#### AVAILABLE DATA
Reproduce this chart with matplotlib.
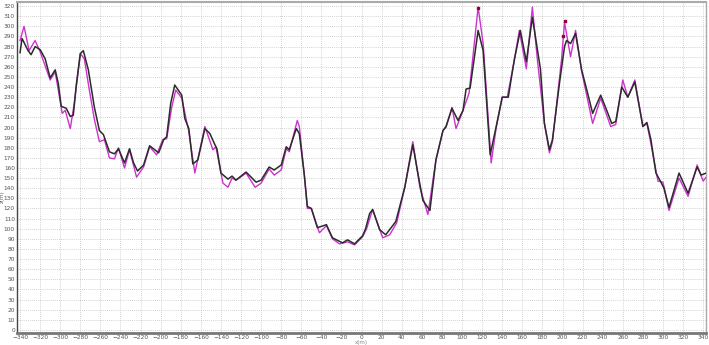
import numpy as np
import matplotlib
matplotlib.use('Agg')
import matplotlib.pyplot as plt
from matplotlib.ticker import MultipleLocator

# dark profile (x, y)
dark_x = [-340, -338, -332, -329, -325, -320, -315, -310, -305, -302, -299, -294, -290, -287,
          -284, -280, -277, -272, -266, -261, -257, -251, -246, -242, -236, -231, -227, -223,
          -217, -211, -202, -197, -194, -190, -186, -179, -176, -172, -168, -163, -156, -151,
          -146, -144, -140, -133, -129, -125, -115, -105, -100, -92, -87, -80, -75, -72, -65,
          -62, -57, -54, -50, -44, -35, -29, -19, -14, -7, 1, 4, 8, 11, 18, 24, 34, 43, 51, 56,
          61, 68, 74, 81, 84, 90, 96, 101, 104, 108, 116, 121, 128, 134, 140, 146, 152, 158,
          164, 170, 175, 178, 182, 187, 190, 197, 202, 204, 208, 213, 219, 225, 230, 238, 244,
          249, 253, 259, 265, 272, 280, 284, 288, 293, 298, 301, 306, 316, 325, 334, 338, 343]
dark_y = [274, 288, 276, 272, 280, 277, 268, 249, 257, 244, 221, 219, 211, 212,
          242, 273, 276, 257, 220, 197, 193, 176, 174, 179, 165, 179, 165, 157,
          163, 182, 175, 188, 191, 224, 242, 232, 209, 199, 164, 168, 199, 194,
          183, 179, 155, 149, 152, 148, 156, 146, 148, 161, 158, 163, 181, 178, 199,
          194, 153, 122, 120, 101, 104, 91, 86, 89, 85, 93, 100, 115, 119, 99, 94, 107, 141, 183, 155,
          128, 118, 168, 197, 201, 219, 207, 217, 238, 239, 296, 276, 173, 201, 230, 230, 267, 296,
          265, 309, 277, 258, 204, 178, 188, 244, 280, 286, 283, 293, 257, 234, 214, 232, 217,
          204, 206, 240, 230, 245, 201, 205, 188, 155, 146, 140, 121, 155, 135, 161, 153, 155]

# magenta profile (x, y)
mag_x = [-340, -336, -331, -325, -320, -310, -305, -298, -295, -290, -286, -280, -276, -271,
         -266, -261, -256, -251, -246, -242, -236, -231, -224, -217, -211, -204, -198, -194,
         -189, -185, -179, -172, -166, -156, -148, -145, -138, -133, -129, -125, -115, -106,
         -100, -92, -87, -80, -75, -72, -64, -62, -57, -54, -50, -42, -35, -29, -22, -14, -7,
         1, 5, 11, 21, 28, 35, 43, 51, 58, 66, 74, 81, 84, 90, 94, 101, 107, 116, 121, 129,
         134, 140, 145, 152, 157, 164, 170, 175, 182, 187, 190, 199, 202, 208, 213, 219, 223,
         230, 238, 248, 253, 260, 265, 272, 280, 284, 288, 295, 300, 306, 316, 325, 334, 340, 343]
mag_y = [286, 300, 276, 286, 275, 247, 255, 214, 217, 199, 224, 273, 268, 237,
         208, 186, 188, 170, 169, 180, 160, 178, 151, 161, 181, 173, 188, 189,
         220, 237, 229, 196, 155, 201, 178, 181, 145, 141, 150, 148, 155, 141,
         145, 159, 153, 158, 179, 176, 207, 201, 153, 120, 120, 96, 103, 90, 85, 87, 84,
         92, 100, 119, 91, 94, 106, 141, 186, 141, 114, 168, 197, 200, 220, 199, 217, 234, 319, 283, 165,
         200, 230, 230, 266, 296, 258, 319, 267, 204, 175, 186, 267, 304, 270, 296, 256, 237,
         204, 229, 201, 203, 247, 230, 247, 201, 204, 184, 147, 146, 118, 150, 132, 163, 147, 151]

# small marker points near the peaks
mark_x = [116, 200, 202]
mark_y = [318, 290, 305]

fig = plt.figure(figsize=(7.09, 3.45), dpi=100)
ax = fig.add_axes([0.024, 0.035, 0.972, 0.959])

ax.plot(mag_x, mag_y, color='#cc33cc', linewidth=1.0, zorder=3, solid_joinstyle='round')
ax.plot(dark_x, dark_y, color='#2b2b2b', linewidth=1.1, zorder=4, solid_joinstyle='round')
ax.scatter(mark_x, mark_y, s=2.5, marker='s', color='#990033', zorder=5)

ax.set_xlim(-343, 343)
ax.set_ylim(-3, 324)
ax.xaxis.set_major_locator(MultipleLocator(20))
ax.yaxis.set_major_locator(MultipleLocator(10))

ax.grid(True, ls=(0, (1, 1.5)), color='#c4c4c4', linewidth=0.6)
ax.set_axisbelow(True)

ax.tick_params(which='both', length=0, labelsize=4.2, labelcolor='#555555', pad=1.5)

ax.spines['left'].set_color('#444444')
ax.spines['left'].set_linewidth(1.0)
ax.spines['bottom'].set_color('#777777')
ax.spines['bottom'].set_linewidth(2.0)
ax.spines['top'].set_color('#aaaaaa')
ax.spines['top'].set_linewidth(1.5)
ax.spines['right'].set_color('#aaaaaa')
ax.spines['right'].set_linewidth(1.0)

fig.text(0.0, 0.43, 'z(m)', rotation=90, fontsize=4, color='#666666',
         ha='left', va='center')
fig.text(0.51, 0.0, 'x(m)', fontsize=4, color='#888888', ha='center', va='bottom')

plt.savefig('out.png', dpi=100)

#### GOAL OF THE EXERCISE
Your task is to reproduce all of the material exactly. The pictures stay out.

#### TASK RESPONSE
Reproduce this chart with matplotlib.
import numpy as np
import matplotlib
matplotlib.use('Agg')
import matplotlib.pyplot as plt
from matplotlib.ticker import MultipleLocator

# dark profile (x, y)
dark_x = [-340, -338, -332, -329, -325, -320, -315, -310, -305, -302, -299, -294, -290, -287,
          -284, -280, -277, -272, -266, -261, -257, -251, -246, -242, -236, -231, -227, -223,
          -217, -211, -202, -197, -194, -190, -186, -179, -176, -172, -168, -163, -156, -151,
          -146, -144, -140, -133, -129, -125, -115, -105, -100, -92, -87, -80, -75, -72, -65,
          -62, -57, -54, -50, -44, -35, -29, -19, -14, -7, 1, 4, 8, 11, 18, 24, 34, 43, 51, 56,
          61, 68, 74, 81, 84, 90, 96, 101, 104, 108, 116, 121, 128, 134, 140, 146, 152, 158,
          164, 170, 175, 178, 182, 187, 190, 197, 202, 204, 208, 213, 219, 225, 230, 238, 244,
          249, 253, 259, 265, 272, 280, 284, 288, 293, 298, 301, 306, 316, 325, 334, 338, 343]
dark_y = [274, 288, 276, 272, 280, 277, 268, 249, 257, 244, 221, 219, 211, 212,
          242, 273, 276, 257, 220, 197, 193, 176, 174, 179, 165, 179, 165, 157,
          163, 182, 175, 188, 191, 224, 242, 232, 209, 199, 164, 168, 199, 194,
          183, 179, 155, 149, 152, 148, 156, 146, 148, 161, 158, 163, 181, 178, 199,
          194, 153, 122, 120, 101, 104, 91, 86, 89, 85, 93, 100, 115, 119, 99, 94, 107, 141, 183, 155,
          128, 118, 168, 197, 201, 219, 207, 217, 238, 239, 296, 276, 173, 201, 230, 230, 267, 296,
          265, 309, 277, 258, 204, 178, 188, 244, 280, 286, 283, 293, 257, 234, 214, 232, 217,
          204, 206, 240, 230, 245, 201, 205, 188, 155, 146, 140, 121, 155, 135, 161, 153, 155]

# magenta profile (x, y)
mag_x = [-340, -336, -331, -325, -320, -310, -305, -298, -295, -290, -286, -280, -276, -271,
         -266, -261, -256, -251, -246, -242, -236, -231, -224, -217, -211, -204, -198, -194,
         -189, -185, -179, -172, -166, -156, -148, -145, -138, -133, -129, -125, -115, -106,
         -100, -92, -87, -80, -75, -72, -64, -62, -57, -54, -50, -42, -35, -29, -22, -14, -7,
         1, 5, 11, 21, 28, 35, 43, 51, 58, 66, 74, 81, 84, 90, 94, 101, 107, 116, 121, 129,
         134, 140, 145, 152, 157, 164, 170, 175, 182, 187, 190, 199, 202, 208, 213, 219, 223,
         230, 238, 248, 253, 260, 265, 272, 280, 284, 288, 295, 300, 306, 316, 325, 334, 340, 343]
mag_y = [286, 300, 276, 286, 275, 247, 255, 214, 217, 199, 224, 273, 268, 237,
         208, 186, 188, 170, 169, 180, 160, 178, 151, 161, 181, 173, 188, 189,
         220, 237, 229, 196, 155, 201, 178, 181, 145, 141, 150, 148, 155, 141,
         145, 159, 153, 158, 179, 176, 207, 201, 153, 120, 120, 96, 103, 90, 85, 87, 84,
         92, 100, 119, 91, 94, 106, 141, 186, 141, 114, 168, 197, 200, 220, 199, 217, 234, 319, 283, 165,
         200, 230, 230, 266, 296, 258, 319, 267, 204, 175, 186, 267, 304, 270, 296, 256, 237,
         204, 229, 201, 203, 247, 230, 247, 201, 204, 184, 147, 146, 118, 150, 132, 163, 147, 151]

# small marker points near the peaks
mark_x = [116, 200, 202]
mark_y = [318, 290, 305]

fig = plt.figure(figsize=(7.09, 3.45), dpi=100)
ax = fig.add_axes([0.024, 0.035, 0.972, 0.959])

ax.plot(mag_x, mag_y, color='#cc33cc', linewidth=1.0, zorder=3, solid_joinstyle='round')
ax.plot(dark_x, dark_y, color='#2b2b2b', linewidth=1.1, zorder=4, solid_joinstyle='round')
ax.scatter(mark_x, mark_y, s=2.5, marker='s', color='#990033', zorder=5)

ax.set_xlim(-343, 343)
ax.set_ylim(-3, 324)
ax.xaxis.set_major_locator(MultipleLocator(20))
ax.yaxis.set_major_locator(MultipleLocator(10))

ax.grid(True, ls=(0, (1, 1.5)), color='#c4c4c4', linewidth=0.6)
ax.set_axisbelow(True)

ax.tick_params(which='both', length=0, labelsize=4.2, labelcolor='#555555', pad=1.5)

ax.spines['left'].set_color('#444444')
ax.spines['left'].set_linewidth(1.0)
ax.spines['bottom'].set_color('#777777')
ax.spines['bottom'].set_linewidth(2.0)
ax.spines['top'].set_color('#aaaaaa')
ax.spines['top'].set_linewidth(1.5)
ax.spines['right'].set_color('#aaaaaa')
ax.spines['right'].set_linewidth(1.0)

fig.text(0.0, 0.43, 'z(m)', rotation=90, fontsize=4, color='#666666',
         ha='left', va='center')
fig.text(0.51, 0.0, 'x(m)', fontsize=4, color='#888888', ha='center', va='bottom')

plt.savefig('out.png', dpi=100)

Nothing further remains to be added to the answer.